#### [What you will do]
Retype only the lines below from the one with "Write a Python" to the one with "from matplotlib.transforms import", inclusive, skipping every image.

#### [Dataset extract]
---+---

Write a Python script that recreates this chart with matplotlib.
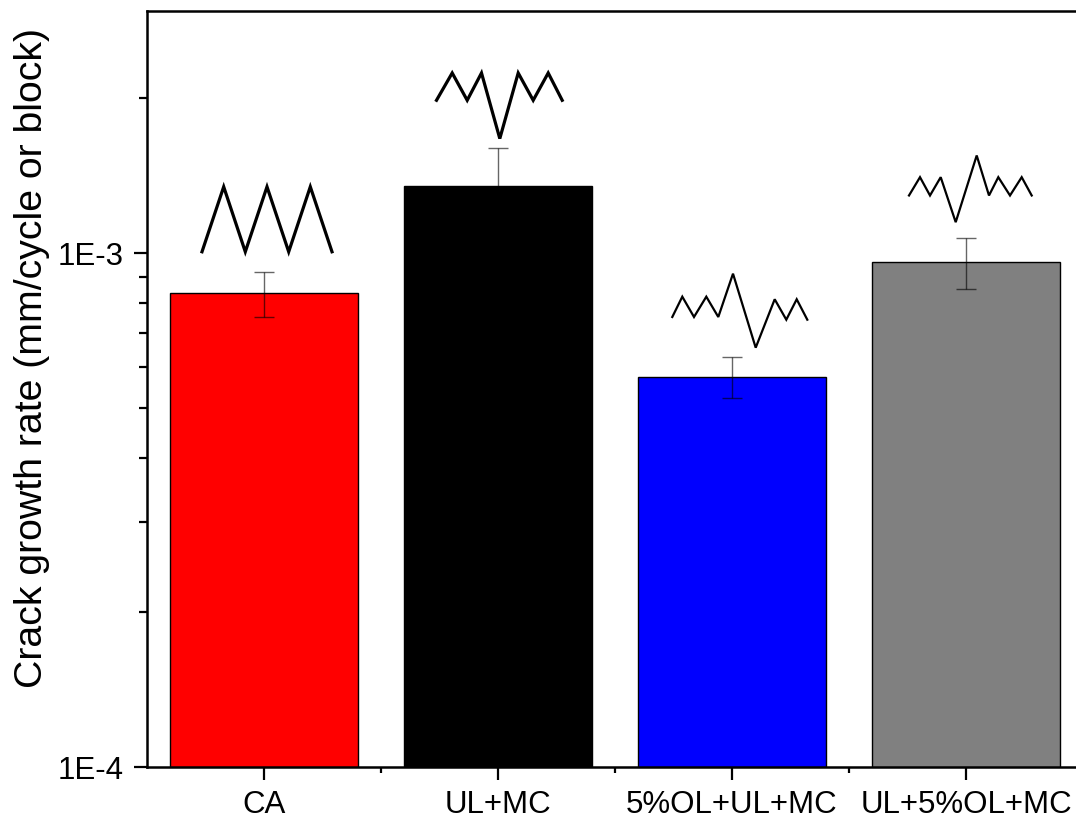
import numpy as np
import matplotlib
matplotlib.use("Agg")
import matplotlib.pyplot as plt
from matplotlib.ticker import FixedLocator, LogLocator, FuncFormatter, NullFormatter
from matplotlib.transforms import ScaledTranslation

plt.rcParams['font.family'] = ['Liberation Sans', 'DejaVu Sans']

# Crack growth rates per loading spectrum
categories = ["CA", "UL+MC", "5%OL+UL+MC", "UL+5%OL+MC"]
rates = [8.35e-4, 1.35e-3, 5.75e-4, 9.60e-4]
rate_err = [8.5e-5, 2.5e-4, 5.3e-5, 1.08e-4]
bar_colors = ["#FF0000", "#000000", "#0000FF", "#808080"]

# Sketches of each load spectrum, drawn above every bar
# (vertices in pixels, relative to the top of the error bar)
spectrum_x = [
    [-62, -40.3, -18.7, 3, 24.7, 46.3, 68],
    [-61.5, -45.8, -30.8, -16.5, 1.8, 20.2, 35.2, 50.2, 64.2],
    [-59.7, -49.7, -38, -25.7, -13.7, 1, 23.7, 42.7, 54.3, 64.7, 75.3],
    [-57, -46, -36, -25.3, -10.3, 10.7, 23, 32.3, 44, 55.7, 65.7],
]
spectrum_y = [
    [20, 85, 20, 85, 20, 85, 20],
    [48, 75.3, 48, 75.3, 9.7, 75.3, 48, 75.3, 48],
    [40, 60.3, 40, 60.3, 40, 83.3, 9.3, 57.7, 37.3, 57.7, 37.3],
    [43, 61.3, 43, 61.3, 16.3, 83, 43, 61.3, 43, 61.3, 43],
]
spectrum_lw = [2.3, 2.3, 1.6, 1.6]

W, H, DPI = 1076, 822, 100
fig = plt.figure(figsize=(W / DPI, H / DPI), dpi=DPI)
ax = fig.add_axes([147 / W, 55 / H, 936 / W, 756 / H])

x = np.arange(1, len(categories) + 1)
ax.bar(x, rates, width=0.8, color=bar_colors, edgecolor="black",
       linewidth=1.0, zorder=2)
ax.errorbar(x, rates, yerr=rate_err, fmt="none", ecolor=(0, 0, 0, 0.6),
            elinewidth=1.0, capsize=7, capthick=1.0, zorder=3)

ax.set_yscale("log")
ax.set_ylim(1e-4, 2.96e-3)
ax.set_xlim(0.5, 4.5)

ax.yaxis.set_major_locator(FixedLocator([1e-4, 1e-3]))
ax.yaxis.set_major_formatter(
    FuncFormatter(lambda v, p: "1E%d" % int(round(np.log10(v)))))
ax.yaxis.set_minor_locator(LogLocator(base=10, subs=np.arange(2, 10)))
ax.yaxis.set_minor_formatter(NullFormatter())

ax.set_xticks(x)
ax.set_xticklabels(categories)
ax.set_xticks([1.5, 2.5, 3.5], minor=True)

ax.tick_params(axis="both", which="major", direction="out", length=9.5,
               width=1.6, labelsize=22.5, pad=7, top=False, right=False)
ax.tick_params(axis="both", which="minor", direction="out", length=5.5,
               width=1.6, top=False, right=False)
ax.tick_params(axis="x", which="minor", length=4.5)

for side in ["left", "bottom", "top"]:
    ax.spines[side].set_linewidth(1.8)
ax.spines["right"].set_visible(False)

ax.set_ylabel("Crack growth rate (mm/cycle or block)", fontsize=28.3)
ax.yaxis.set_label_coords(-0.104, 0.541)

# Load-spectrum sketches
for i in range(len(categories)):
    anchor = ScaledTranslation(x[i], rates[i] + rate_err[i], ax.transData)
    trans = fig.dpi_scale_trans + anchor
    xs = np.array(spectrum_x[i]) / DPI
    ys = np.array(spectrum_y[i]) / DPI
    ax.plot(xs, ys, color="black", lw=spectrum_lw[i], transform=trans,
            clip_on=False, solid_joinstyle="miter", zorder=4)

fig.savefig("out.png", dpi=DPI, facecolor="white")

---+---

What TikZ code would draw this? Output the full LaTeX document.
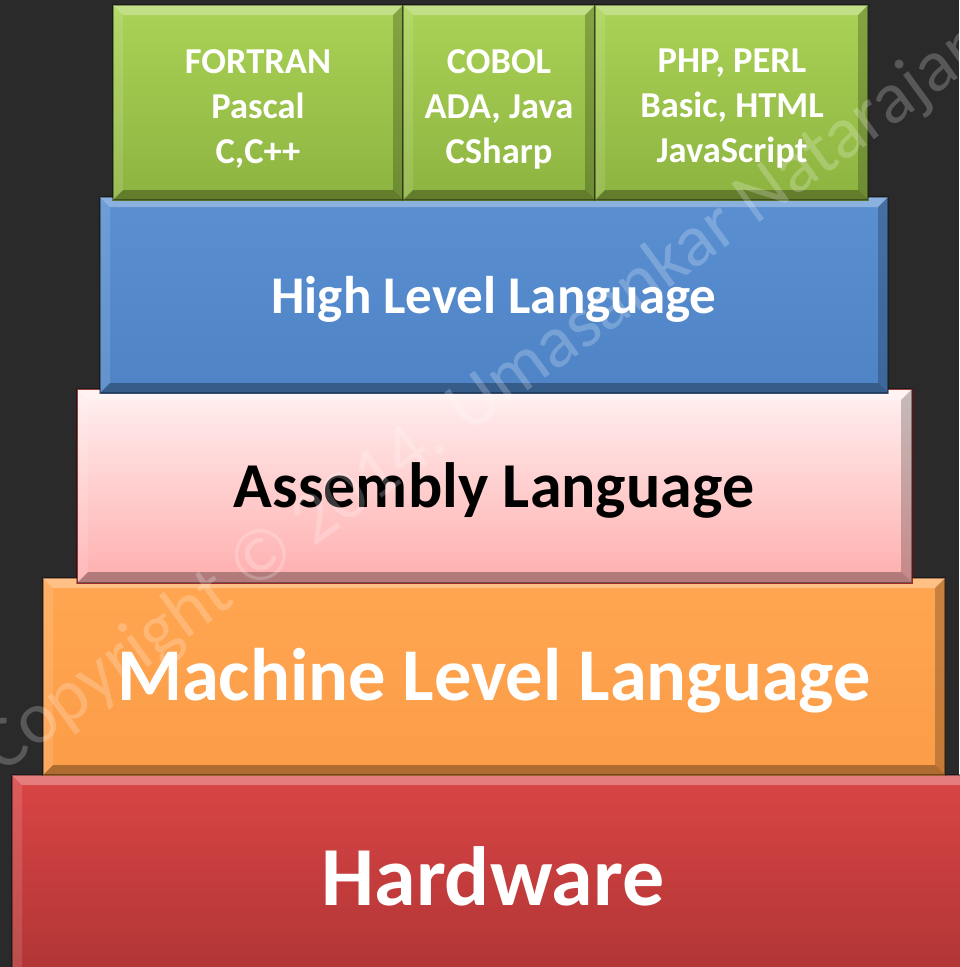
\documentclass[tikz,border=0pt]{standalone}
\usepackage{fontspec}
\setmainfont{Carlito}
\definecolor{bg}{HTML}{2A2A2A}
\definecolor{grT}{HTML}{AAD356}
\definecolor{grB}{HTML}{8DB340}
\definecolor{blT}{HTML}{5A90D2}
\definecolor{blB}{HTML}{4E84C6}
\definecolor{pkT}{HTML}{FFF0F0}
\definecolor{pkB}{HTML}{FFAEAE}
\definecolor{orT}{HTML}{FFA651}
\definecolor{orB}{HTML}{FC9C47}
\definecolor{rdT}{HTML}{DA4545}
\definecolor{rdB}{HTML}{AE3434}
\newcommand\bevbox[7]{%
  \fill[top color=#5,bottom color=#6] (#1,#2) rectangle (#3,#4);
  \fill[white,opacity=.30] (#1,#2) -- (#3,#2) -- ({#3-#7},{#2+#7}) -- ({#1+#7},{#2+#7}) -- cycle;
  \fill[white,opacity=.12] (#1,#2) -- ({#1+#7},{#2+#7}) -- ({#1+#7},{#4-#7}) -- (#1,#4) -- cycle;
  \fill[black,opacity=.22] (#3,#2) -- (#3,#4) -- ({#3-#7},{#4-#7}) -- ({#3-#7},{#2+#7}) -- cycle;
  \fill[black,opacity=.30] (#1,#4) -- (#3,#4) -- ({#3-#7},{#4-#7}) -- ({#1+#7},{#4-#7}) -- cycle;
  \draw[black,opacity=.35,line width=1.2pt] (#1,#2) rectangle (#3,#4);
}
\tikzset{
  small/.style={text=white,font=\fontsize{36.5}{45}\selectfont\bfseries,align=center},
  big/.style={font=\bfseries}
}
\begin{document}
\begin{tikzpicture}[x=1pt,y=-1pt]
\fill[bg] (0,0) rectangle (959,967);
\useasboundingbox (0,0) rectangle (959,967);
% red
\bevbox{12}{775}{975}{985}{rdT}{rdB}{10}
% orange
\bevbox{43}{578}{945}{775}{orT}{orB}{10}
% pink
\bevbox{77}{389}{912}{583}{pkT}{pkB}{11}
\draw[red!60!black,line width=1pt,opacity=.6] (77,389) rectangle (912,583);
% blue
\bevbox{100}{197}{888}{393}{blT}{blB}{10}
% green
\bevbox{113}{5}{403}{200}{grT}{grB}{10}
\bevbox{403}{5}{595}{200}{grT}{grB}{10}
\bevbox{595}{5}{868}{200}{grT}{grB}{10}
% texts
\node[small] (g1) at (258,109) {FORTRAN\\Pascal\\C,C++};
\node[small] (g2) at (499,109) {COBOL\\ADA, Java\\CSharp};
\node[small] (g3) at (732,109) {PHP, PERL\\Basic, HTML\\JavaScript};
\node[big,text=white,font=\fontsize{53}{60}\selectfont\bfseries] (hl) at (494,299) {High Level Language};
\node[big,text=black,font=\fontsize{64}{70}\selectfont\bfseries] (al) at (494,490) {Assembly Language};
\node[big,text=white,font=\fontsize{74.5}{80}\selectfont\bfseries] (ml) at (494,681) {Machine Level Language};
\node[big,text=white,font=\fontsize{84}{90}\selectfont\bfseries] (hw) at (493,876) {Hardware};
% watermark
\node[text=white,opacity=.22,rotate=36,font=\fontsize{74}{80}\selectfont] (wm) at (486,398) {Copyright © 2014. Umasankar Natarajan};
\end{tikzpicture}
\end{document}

---+---

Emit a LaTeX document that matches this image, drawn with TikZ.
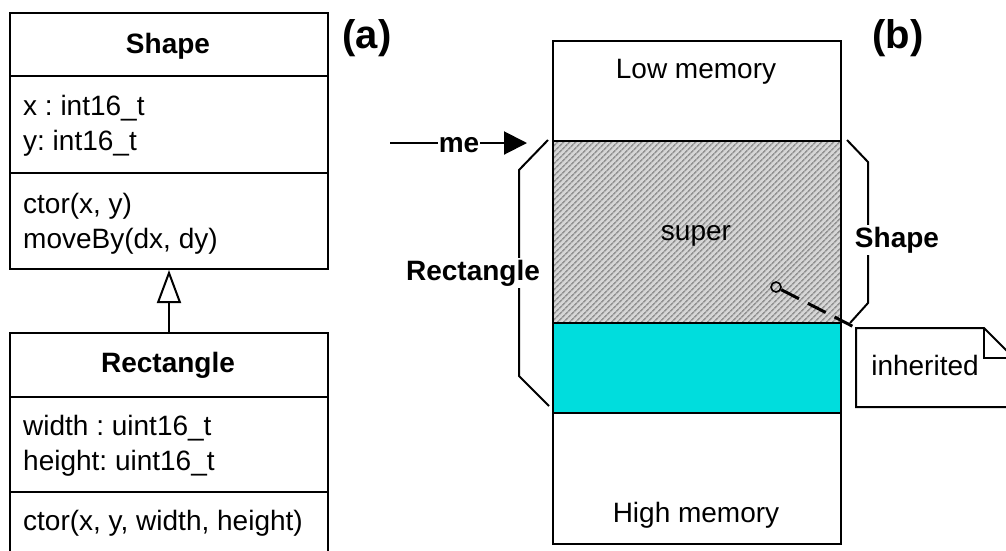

---+---

#### [Result below]
Write a Python script that recreates this chart with matplotlib.
import numpy as np
import matplotlib
matplotlib.use("Agg")
import matplotlib.pyplot as plt
from matplotlib.ticker import FixedLocator, LogLocator, FuncFormatter, NullFormatter
from matplotlib.transforms import ScaledTranslation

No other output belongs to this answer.